Moderna has announced a $483 million award from the Biomedical Advanced Research and Development Authority (BARDA), to fund manufacturing scale-up and the development of the company’s SARS-CoV-2 vaccine mRNA-1273 to FDA licensure.
A Phase 1 study of mRNA-1273, being conducted by the National Institutes of Health, began on March 16, 2020. The open-label study has completed enrollment of the original study: 45 healthy adult volunteers ages 18 to 55 years in three dose cohorts. The NIH recently amended the Phase 1 protocol to include an additional six cohorts: three cohorts of older adults (ages 56 -70) and three cohorts of elderly adults (age 71 and above).
If supported by safety data from the Phase 1 study, the drugmaker will start a Phase 2 study of mRNA-1273 under its own Investigational New Drug application in the second quarter of 2020. A Phase 3 study could begin as soon as fall 2020.
BARDA funding will support these late-stage clinical development programs, as well as the scale-up of mRNA-1273 manufacture in 2020 to enable potential pandemic response.

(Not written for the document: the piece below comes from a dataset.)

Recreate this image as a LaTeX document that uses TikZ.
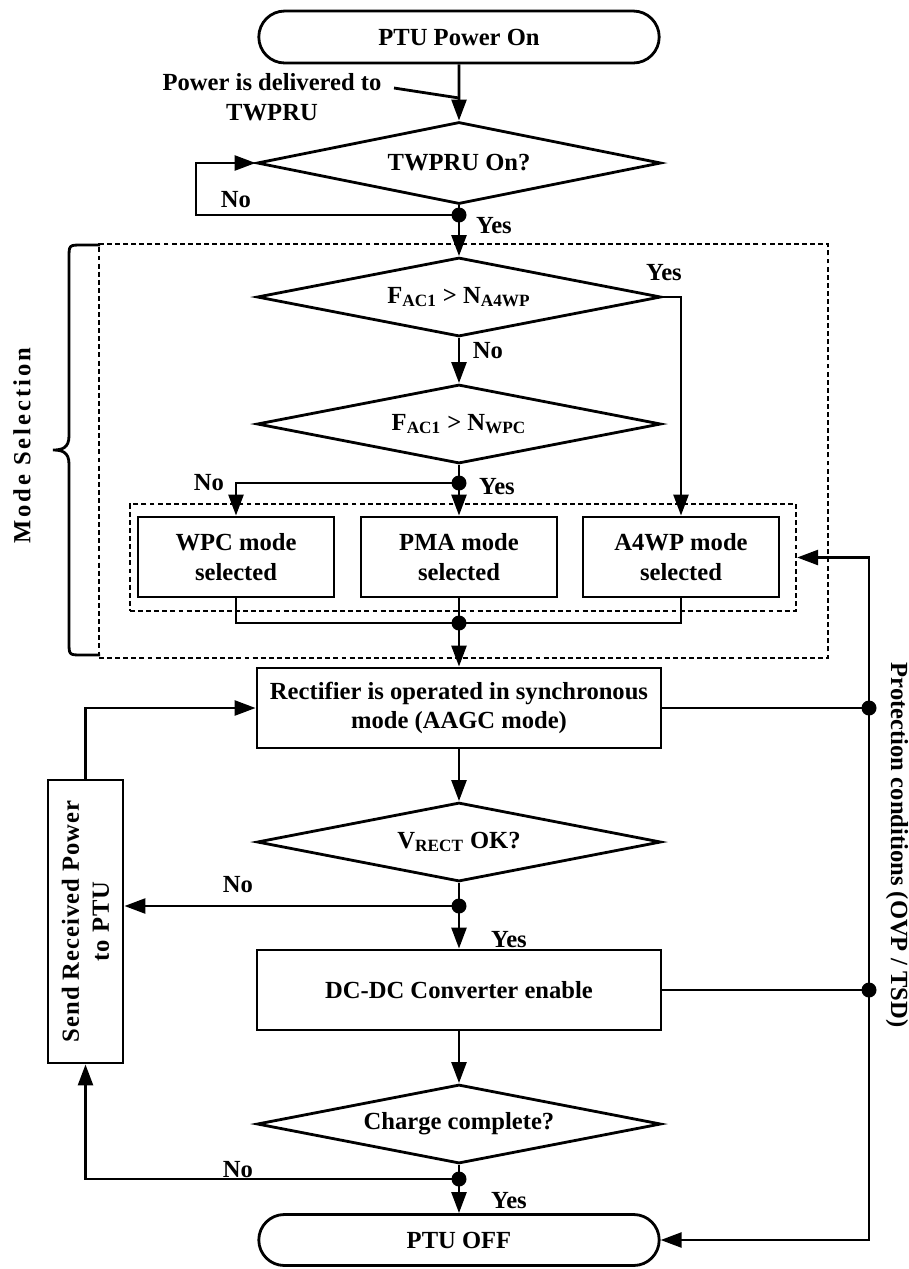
\documentclass[tikz,border=0pt]{standalone}
\usepackage{fontspec}
\setmainfont{Liberation Serif}
\newfontfamily\spacedfont[LetterSpace=12]{Liberation Serif}
\newfontfamily\sendfont[LetterSpace=4]{Liberation Serif}
\usetikzlibrary{shapes.geometric,shapes.misc,arrows.meta}
\tikzset{every path/.style={line width=1.6pt}, >={Triangle[length=12pt,width=8.5pt]},
  every node/.style={font=\bfseries\fontsize{14}{17}\selectfont, inner sep=1pt},
  term/.style={draw, rounded rectangle, minimum width=8.08cm, minimum height=1.04cm},
  decision/.style={draw, diamond, aspect=5, minimum width=8.08cm, minimum height=1.58cm, inner sep=0pt},
  process/.style={draw, rectangle, minimum width=8.08cm, minimum height=1.6cm, align=center},
  modebox/.style={draw, rectangle, minimum width=3.92cm, minimum height=1.6cm, align=center},
  dashbox/.style={draw, rectangle, line width=1.3pt, dash pattern=on 2.8pt off 1.8pt},
  dot/.style={circle, fill, minimum size=0.3cm, inner sep=0pt}}

\begin{document}
\begin{tikzpicture}[x=0.02cm, y=-0.02cm]
   \useasboundingbox (0,0) rectangle (909,1269);
   % top: power on and TWPRU check
   \node[term] (start) at (459,37) {PTU Power On};
   \node[align=center] (deliv) at (272,97) {Power is delivered to\\TWPRU};
   \node[decision, minimum height=1.64cm] (twpru) at (459,163) {TWPRU On?};
   \node[dot] (j1) at (459,215) {};
   \node (no1) at (236,200) {No};
   \node (yes1) at (494,226) {Yes};
   \coordinate (delivend) at (394,88);
   \coordinate (delivhit) at (459,98);
   \draw[->] (start) -- (twpru);
   \draw (delivend) -- (delivhit);
   \draw (twpru.south) -- (j1.center);
   \draw[->] (j1.center) -- ++(-263,0) |- (twpru.west);

   % mode selection
   \node[dashbox, minimum width=14.58cm, minimum height=8.28cm] (outer) at (463.5,451) {};
   \node[decision] (qa4wp) at (459,297) {F\textsubscript{AC1} > N\textsubscript{A4WP}};
   \node[decision] (qwpc) at (459,424) {F\textsubscript{AC1} > N\textsubscript{WPC}};
   \node[dot] (j2) at (459,483) {};
   \node[dashbox, minimum width=13.32cm, minimum height=2.14cm] (inner) at (463,557.5) {};
   \node[modebox] (wpc) at (236,557) {WPC mode\\selected};
   \node[modebox] (pma) at (459,557) {PMA mode\\selected};
   \node[modebox] (a4wp) at (681,557) {A4WP mode\\selected};
   \node[dot] (j3) at (459,623) {};
   \node (yes2) at (664,273) {Yes};
   \node (no2) at (488,351) {No};
   \node (no3) at (209,483) {No};
   \node (yes3) at (497,487) {Yes};
   \draw[->] (j1.center) -- (qa4wp.north);
   \draw[->] (qa4wp.east) -| (a4wp.north);
   \draw[->] (qa4wp.south) -- (qwpc.north);
   \draw (qwpc.south) -- (j2.center);
   \draw[->] (j2.center) -| (wpc.north);
   \draw[->] (j2.center) -- (pma.north);
   \draw (wpc.south) |- (j3.center) -| (a4wp.south);
   \draw (pma.south) -- (j3.center);
   \draw (100,245) -- (82,245) .. controls (69,245) .. (69,258) -- (69,436)
         .. controls (69,448) and (62,450) .. (53,450)
         .. controls (62,450) and (69,452) .. (69,464) -- (69,642)
         .. controls (69,655) .. (82,655) -- (100,655);
   \node[rotate=90] (modesel) at (22,446) {\spacedfont\bfseries Mode Selection};

   % charging part
   \node[process] (rect) at (459,708) {Rectifier is operated in synchronous\\mode (AAGC mode)};
   \node[decision] (qvrect) at (459,842) {V\textsubscript{RECT} OK?};
   \node[dot] (j4) at (459,906) {};
   \node[process] (dcdc) at (459,990) {DC-DC Converter enable};
   \node[decision] (qcharge) at (459,1124) {Charge complete?};
   \node[dot] (j5) at (459,1179) {};
   \node[term, minimum height=1.02cm] (off) at (459,1240) {PTU OFF};
   \node[draw, rotate=90, minimum width=5.66cm, minimum height=1.5cm, align=center] (send) at (85.5,921.5)
        {\sendfont\bfseries Send Received Power\\\sendfont\bfseries to PTU};
   \node (no4) at (238,885) {No};
   \node (yes4) at (509,940) {Yes};
   \node (no5) at (238,1170) {No};
   \node (yes5) at (509,1201) {Yes};
   \draw[->] (j3.center) -- (rect.north);
   \draw[->] (rect) -- (qvrect);
   \draw (qvrect.south) -- (j4.center);
   \draw[->] (j4.center) -- (dcdc.north);
   \draw[->] (j4.center) -- (j4 -| send.south);
   \draw[->] (dcdc) -- (qcharge);
   \draw (qcharge.south) -- (j5.center);
   \draw[->] (j5.center) -- (off.north);
   \draw[->] (j5.center) -| (send.west);
   \draw[->] (send.east) |- (rect.west);

   % protection loop
   \node[dot] (p1) at (869,708) {};
   \node[dot] (p2) at (869,990) {};
   \node[rotate=-90] (prot) at (897,845) {Protection conditions (OVP / TSD)};
   \draw (rect.east) -- (p1.center);
   \draw (dcdc.east) -- (p2.center);
   \draw[->] (p1.center) |- (inner.east);
   \draw (p1.center) -- (p2.center);
   \draw[->] (p2.center) |- (off.east);
\end{tikzpicture}
\end{document}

To support the scale-up, Moderna plans to hire up to 150 new team members in the U.S. this year. This includes a significant increase in its skilled manufacturing staff to expand manufacturing capacity from two shifts per day, 5 days per week to three shifts per day, 7 days per week, engineers to manage process scale-up, and clinical and regulatory staff to support clinical development.